Sometimes you get a computer that is set up for you which is nice. Certainly, you want the right general software and permissions out of the box along with precise and updated documentation about the steps you need to take. But I think that setting up your own development environment is a valuable exercise because it teaches you about the context you're writing code in. Installing tools and dependencies (other people's code) yourself lets you know what to reach for first to solve your problems.
You know your development environment is set up when you can run whatever programs you're going to be working on locally (on your own computer) and they work the same as they do live (on the production servers). Having your local environment closely match the live environment is essential because it gives you confidence that the code you write locally will still work once it is deployed.
The final key piece of your development environment is version control. Without knowing your job, I can say your version control will probably be Git via GitHub or maybe GitLab. Learning how to use Git confidently is among the highest returns on investment an aspiring developer can get on a single afternoon spent learning.
In school, your code is done when it works on your computer and you send it to the professor. At work, your code is done when it is reviewed and shipped. Being able to execute Git workflows yourself means you won't be dependent on other people to check in your code. While you may or may not be able to deploy to production yourself, at minimum being able to run your code in a live staging environment without help will greatly boost your productivity and perceived competence.
As you learn Git and its associated tools, focus on how they work when collaborating with multiple developers. Understand how to check out code at a certain point in time, make changes, and reconcile your changes with changes that other developers made while you were working.
A natural question is, "Hey Philip, this all sounds great, but how do I develop these skills and then communicate them to potential employers."
Make a GitHub with your real name or a professional alias. A personal website is cool but not strictly necessary. Demonstrate that you have these skills by putting your projects on GitHub. Final projects from class can be a good fit if publishing the code after is allowed. Hackathons are good for this. So is just making stuff with your friends.

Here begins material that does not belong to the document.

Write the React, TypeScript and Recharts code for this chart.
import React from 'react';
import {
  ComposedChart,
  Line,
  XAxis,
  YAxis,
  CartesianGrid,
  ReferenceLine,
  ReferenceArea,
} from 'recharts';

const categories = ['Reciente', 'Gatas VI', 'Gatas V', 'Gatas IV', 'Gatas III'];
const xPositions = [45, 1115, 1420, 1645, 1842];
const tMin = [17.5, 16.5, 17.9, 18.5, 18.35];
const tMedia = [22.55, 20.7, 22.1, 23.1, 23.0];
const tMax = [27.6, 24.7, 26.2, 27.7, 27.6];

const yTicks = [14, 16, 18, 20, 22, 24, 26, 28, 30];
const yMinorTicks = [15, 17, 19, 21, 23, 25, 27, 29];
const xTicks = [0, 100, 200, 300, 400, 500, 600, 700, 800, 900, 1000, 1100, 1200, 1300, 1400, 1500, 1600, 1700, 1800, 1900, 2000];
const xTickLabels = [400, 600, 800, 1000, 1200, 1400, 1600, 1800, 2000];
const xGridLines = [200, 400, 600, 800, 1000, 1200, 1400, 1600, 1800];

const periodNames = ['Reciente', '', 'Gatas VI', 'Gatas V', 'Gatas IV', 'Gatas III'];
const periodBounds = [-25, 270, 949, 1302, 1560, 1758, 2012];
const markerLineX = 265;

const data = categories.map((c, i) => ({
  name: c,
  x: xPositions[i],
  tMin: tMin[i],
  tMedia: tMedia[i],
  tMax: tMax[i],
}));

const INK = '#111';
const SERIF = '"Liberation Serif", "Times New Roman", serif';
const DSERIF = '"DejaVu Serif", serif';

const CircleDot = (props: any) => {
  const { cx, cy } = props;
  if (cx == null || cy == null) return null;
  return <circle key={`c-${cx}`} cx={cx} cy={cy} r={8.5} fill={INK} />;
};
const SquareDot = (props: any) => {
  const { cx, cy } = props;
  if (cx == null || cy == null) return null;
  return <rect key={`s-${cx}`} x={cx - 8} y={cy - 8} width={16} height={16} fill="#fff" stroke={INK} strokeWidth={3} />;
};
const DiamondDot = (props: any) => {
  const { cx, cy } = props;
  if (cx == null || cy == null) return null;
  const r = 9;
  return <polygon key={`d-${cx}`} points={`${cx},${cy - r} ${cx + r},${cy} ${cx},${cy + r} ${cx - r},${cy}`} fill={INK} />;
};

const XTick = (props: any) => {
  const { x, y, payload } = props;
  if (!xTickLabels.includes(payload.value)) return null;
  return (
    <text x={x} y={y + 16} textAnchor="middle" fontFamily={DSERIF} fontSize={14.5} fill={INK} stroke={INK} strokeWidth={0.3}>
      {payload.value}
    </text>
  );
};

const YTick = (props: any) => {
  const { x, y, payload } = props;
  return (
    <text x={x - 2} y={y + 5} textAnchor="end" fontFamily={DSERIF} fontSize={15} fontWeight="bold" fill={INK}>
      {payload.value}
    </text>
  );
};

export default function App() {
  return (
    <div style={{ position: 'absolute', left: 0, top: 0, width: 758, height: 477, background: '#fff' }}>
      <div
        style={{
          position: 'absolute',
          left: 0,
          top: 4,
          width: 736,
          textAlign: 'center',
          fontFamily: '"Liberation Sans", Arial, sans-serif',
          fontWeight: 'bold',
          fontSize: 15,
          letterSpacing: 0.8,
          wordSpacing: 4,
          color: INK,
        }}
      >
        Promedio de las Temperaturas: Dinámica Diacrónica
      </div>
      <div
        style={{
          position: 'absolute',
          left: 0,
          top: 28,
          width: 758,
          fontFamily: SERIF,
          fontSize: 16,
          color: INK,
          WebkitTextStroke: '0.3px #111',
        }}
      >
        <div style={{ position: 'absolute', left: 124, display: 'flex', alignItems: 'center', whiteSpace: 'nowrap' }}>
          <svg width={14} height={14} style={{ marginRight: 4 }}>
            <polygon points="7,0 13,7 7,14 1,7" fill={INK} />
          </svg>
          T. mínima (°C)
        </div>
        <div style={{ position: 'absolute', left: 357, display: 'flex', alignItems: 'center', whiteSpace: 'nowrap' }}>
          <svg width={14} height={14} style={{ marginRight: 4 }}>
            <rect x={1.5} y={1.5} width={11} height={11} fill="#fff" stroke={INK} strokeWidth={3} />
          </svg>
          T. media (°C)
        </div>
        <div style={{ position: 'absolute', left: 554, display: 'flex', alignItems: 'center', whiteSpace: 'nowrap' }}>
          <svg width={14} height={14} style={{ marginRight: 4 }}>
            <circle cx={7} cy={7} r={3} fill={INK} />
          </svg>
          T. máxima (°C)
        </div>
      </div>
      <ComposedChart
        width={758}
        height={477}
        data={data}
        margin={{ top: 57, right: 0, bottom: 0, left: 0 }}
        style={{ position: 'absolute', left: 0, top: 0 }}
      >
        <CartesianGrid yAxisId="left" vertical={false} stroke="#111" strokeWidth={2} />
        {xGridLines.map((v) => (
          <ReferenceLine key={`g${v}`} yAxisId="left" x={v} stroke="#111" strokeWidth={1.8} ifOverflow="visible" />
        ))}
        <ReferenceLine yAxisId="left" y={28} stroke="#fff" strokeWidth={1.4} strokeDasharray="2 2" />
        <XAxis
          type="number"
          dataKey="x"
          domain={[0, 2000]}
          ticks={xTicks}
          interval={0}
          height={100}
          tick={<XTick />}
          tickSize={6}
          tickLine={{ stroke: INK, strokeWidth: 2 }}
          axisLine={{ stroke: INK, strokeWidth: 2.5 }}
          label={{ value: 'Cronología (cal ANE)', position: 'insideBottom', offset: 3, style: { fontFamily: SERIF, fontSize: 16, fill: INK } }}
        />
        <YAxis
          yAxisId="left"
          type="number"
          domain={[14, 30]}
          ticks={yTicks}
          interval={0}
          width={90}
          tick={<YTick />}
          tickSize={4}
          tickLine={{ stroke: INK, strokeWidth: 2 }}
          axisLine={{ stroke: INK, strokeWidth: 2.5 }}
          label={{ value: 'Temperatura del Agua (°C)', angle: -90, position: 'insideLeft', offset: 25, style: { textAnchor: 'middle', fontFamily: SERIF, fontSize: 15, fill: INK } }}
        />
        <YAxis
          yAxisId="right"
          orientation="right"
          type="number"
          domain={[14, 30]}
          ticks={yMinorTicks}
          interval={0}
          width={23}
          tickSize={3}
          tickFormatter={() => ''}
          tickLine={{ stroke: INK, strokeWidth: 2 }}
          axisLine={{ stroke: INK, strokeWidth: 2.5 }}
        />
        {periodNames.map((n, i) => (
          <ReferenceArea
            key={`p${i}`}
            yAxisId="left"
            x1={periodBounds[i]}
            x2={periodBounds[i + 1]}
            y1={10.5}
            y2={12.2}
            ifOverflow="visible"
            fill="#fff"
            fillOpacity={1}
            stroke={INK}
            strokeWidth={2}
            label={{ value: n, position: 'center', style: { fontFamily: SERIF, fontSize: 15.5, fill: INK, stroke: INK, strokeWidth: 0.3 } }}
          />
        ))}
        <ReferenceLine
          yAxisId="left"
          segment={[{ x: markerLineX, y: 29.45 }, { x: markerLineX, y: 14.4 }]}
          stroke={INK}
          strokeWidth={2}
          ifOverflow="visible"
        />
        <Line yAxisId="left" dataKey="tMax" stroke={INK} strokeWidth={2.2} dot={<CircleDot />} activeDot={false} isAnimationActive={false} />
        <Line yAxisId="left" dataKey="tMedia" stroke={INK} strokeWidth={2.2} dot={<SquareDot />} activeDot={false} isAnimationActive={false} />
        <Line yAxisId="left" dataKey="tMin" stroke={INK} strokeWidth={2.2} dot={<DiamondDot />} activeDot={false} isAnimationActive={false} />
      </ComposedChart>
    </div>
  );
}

You don't need a bunch of projects. You don't need huge projects. But 3-5 projects that go beyond basic tutorials and show that you can glue together other people's code in a development environment are proof to a potential employer that you have these skills. (Also, list these projects on your resume with links and short, keyword-heavy descriptions.)

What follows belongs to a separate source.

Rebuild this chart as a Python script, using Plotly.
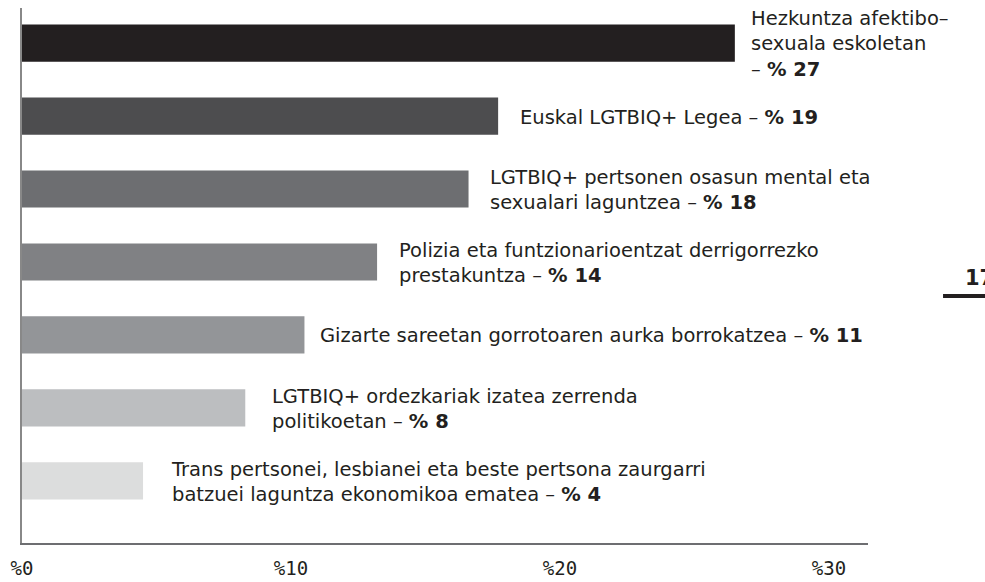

This is an overgeneralization but smaller companies — who really appreciate when you show up with these skills — are also more likely to actually take a look at your projects. Same goes when you get a referral to any company or are able to talk to your prospective boss directly during the hiring process. And small companies or direct referrals are, in my experience, where a lot of students get their first jobs.
There are plenty of other skills that go into being a professional developer. But if you can make these job skills part of your repertoire you'll have a much smoother time getting and excelling in your first job.